A British court on Tuesday sentenced a fanatical neo-Nazi couple who named their baby son after Adolf Hitler to prison for belonging to a group banned under anti-terror laws. Adam Thomas was sentenced to six and a half years in prison and his Portuguese partner Claudia Patatas to five years in prison by judge Melbourne Inman at Birmingham Crown Court.

Thomas, 22, and Patatas, 38, were among six people sentenced for membership of National Action, which in 2016 became the first right-wing group to be banned under anti-terror laws.

In his sentencing, Inman said the group had "horrific" goals.

National Action wanted "the overthrow of democracy in this country by serious violence and murder, and the imposition of a Nazi-style state which would eradicate whole sections of society by such violence and mass-murder," Inman said.

The judge said the couple, who gave their child the middle name "Adolf", had "a long history of violent racist beliefs".

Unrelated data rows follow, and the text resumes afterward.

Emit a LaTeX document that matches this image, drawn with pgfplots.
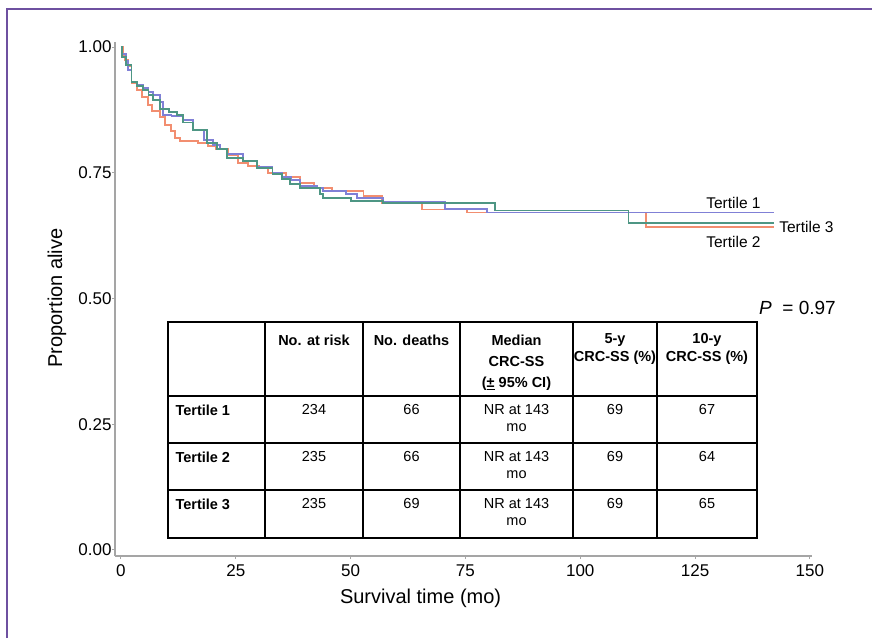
\documentclass[border=0pt]{standalone}
\usepackage{fontspec}
\setmainfont{Liberation Sans}
\usepackage{pgfplots}
\pgfplotsset{compat=1.18}
\definecolor{tblue}{RGB}{128,128,214}
\definecolor{torange}{RGB}{242,142,112}
\definecolor{tteal}{RGB}{78,150,132}
\definecolor{framec}{RGB}{110,80,160}
\definecolor{axgray}{RGB}{165,165,165}
\newcommand{\tb}{\fontsize{14.5}{16}\selectfont\bfseries}
\newcommand{\tr}{\fontsize{14.5}{16}\selectfont}
\begin{document}
\begin{tikzpicture}[x=1pt,y=1pt]
\useasboundingbox (0,0) rectangle (872,638);
\draw[framec, line width=1.5pt] (7,0) -- (7,629) -- (872,629);
\begin{axis}[
  at={(115pt,82pt)}, anchor=south west,
  scale only axis, width=696.7pt, height=514pt,
  xmin=-1.3, xmax=150.4, ymin=-0.012, ymax=1.01,
  axis x line*=bottom, axis y line*=left,
  axis line style={axgray, line width=1.8pt, -},
  xtick={0,25,50,75,100,125,150},
  ytick={0,0.25,0.5,0.75,1},
  yticklabel style={/pgf/number format/fixed, /pgf/number format/fixed zerofill, /pgf/number format/precision=2},
  /pgf/number format/assume math mode=true,
  tick align=outside, major tick length=3pt,
  tick style={axgray, line width=1pt},
  ticklabel style={font=\fontsize{17}{17}\selectfont, black},
  xticklabel style={yshift=-2pt},
  yticklabel style={xshift=3pt},
  xlabel={Survival time (mo)},
  ylabel={Proportion alive},
  label style={font=\fontsize{20}{20}\selectfont},
  xlabel style={at={(rel axis cs:0.4386,0)}, anchor=center, yshift=-42pt},
  ylabel style={at={(rel axis cs:0,0.502)}, anchor=center, yshift=58pt},
  clip=false,
]
\addplot[const plot, torange, line width=1.9pt] coordinates {
(0,1.000)(0.4,0.985)(0.9,0.975)(1.6,0.962)(2.3,0.928)(3.5,0.915)(4.5,0.900)(5.8,0.885)(6.8,0.873)(8.5,0.860)(9.5,0.845)(10.8,0.833)(11.8,0.820)(12.8,0.814)(16.8,0.810)(18.9,0.804)(20.7,0.798)(23.3,0.786)(25.5,0.770)(27.7,0.764)(30,0.760)(32.1,0.750)(36,0.741)(39,0.730)(42,0.720)(46,0.714)(52.8,0.704)(56.8,0.689)(65.5,0.677)(75.4,0.671)(114.4,0.642)(142.2,0.642)};
\addplot[const plot, tblue, line width=1.9pt] coordinates {
(0,1.000)(0.3,0.986)(1.1,0.972)(1.6,0.955)(2.3,0.930)(3.5,0.925)(4.8,0.918)(6,0.910)(7,0.905)(8.5,0.890)(9.2,0.865)(11,0.862)(13.5,0.855)(15.7,0.835)(18,0.815)(20,0.805)(21.5,0.798)(23,0.788)(26.6,0.774)(29.6,0.762)(33,0.750)(35,0.742)(37,0.735)(39,0.724)(42.7,0.720)(44,0.714)(49,0.707)(51.3,0.700)(57,0.691)(70.6,0.678)(79.7,0.671)(142.2,0.671)};
\addplot[const plot, tteal, line width=1.9pt] coordinates {
(0,1.000)(0.3,0.980)(1.1,0.965)(2.3,0.930)(3.5,0.922)(4.8,0.915)(6,0.905)(7,0.895)(8.5,0.877)(10.5,0.870)(12.2,0.865)(13.5,0.850)(15.7,0.835)(18.7,0.810)(21,0.798)(23,0.780)(26.6,0.774)(29.6,0.760)(33,0.748)(35,0.738)(36.8,0.728)(39,0.720)(43.4,0.708)(44,0.700)(50,0.694)(57,0.689)(81.5,0.675)(110.5,0.650)(142.2,0.650)};
\node[anchor=west, font=\fontsize{15.5}{16}\selectfont, inner sep=0pt] at (axis cs:127.4,0.690) {Tertile 1};
\node[anchor=west, font=\fontsize{15.5}{16}\selectfont, inner sep=0pt] at (axis cs:143.3,0.642) {Tertile 3};
\node[anchor=west, font=\fontsize{15.5}{16}\selectfont, inner sep=0pt] at (axis cs:127.4,0.612) {Tertile 2};
\end{axis}
% P value
\node[anchor=west, font=\fontsize{19}{20}\selectfont, inner sep=0pt] at (759,330) {\textit{P}\ \ = 0.97};
% table
\fill[white] (168,100) rectangle (757,316);
\begin{scope}[line width=2.6pt, black]
\draw (168,100) rectangle (757,316);
\foreach \x in {265,363,460,573,657} \draw (\x,100) -- (\x,316);
\foreach \y in {242,195,148} \draw (168,\y) -- (757,\y);
\end{scope}
\node[font=\tb] at (314,298) {No. at risk};
\node[font=\tb] at (411.5,298) {No. deaths};
\node[font=\tb] at (516.5,298) {Median};
\node[font=\tb] at (516.5,276) {CRC-SS};
\node[font=\tb] at (516.5,254) {(\underline{±} 95\% CI)};
\node[font=\tb] at (615,298) {5-y};
\node[font=\tb, inner sep=0pt] at (615,280) {CRC-SS (\%)};
\node[font=\tb] at (707,298) {10-y};
\node[font=\tb] at (707,280) {CRC-SS (\%)};
\foreach \ya/\yb/\lab/\n/\d/\f/\t in {228/210/1/234/66/69/67, 181/163/2/235/66/69/64, 134/116/3/235/69/69/65}{
  \node[font=\tb, anchor=west] at (172,\ya) {Tertile \lab};
  \node[font=\tr] at (314,\ya) {\n};
  \node[font=\tr] at (411.5,\ya) {\d};
  \node[font=\tr] at (516.5,\ya) {NR at 143};
  \node[font=\tr] at (516.5,\yb) {mo};
  \node[font=\tr] at (615,\ya) {\f};
  \node[font=\tr] at (707,\ya) {\t};
}
\end{tikzpicture}
\end{document}
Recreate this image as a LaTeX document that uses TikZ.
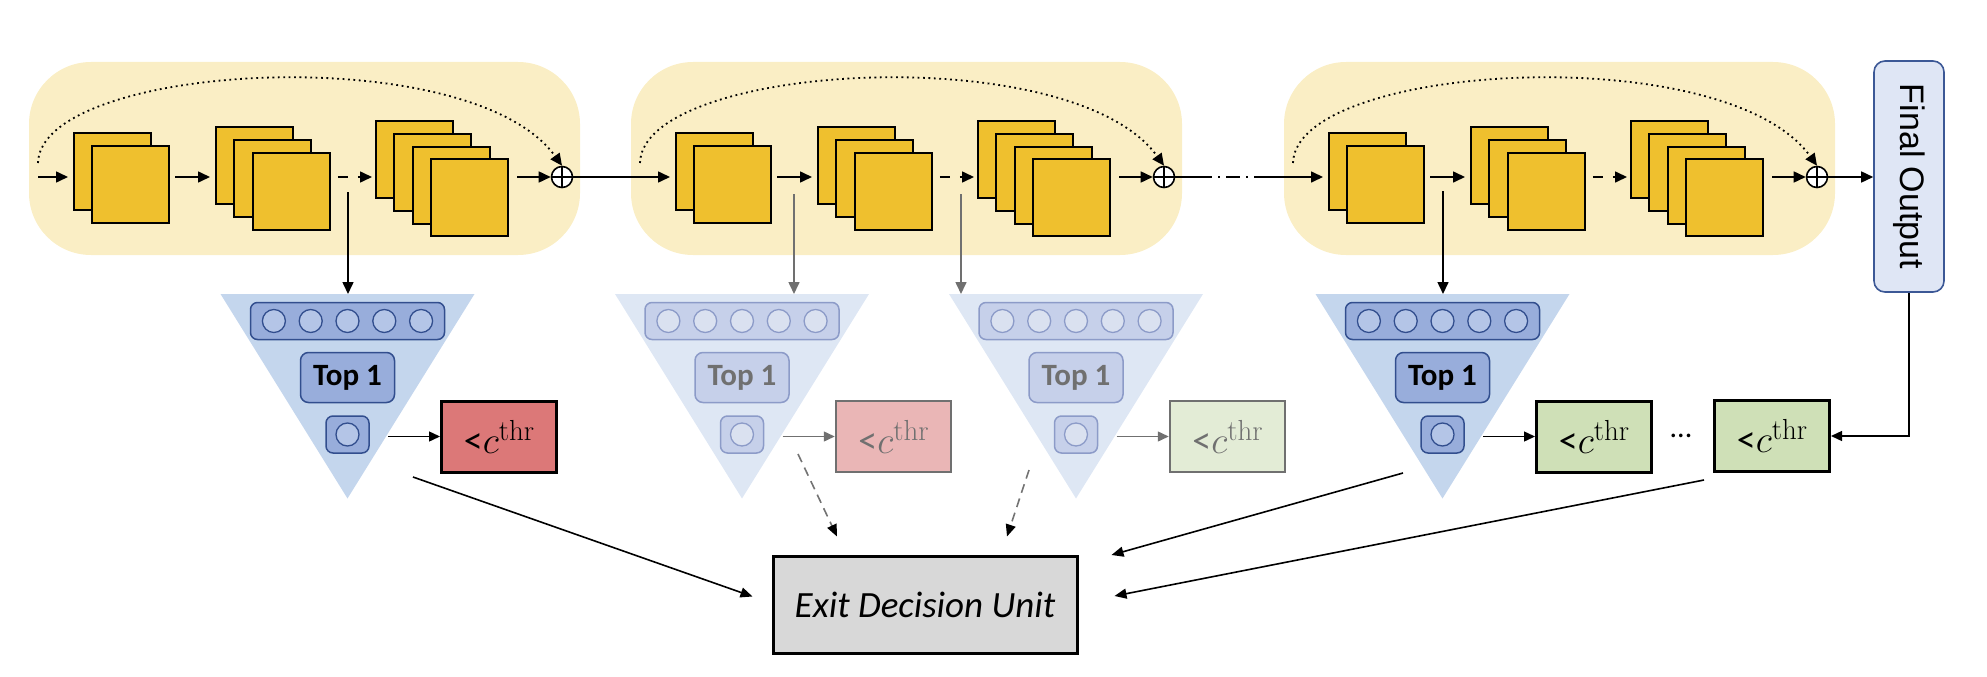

"You acted together in all you thought, said and did, in the naming of your son and the disturbing photographs of your child by symbols of Nazism and the Ku Klux Klan".

Photographs recovered from their house showed Thomas cradling his newborn son while wearing the Ku Klux Klan white robe.

The couple's close friend, Darren Fletcher, who admitted National Action membership before trial, was also jailed on Tuesday for five years for the same crime.

Fletcher, 28, had taught his daughter to give a Nazi salute.

Daniel Bogunovic, 27, a leading member of National Action's Midlands chapter, was sentenced to six years and four months.

Two other men, cyber security worker Joel Wilmore, 24, and van driver Nathan Pryke, 26, were also sent to prison.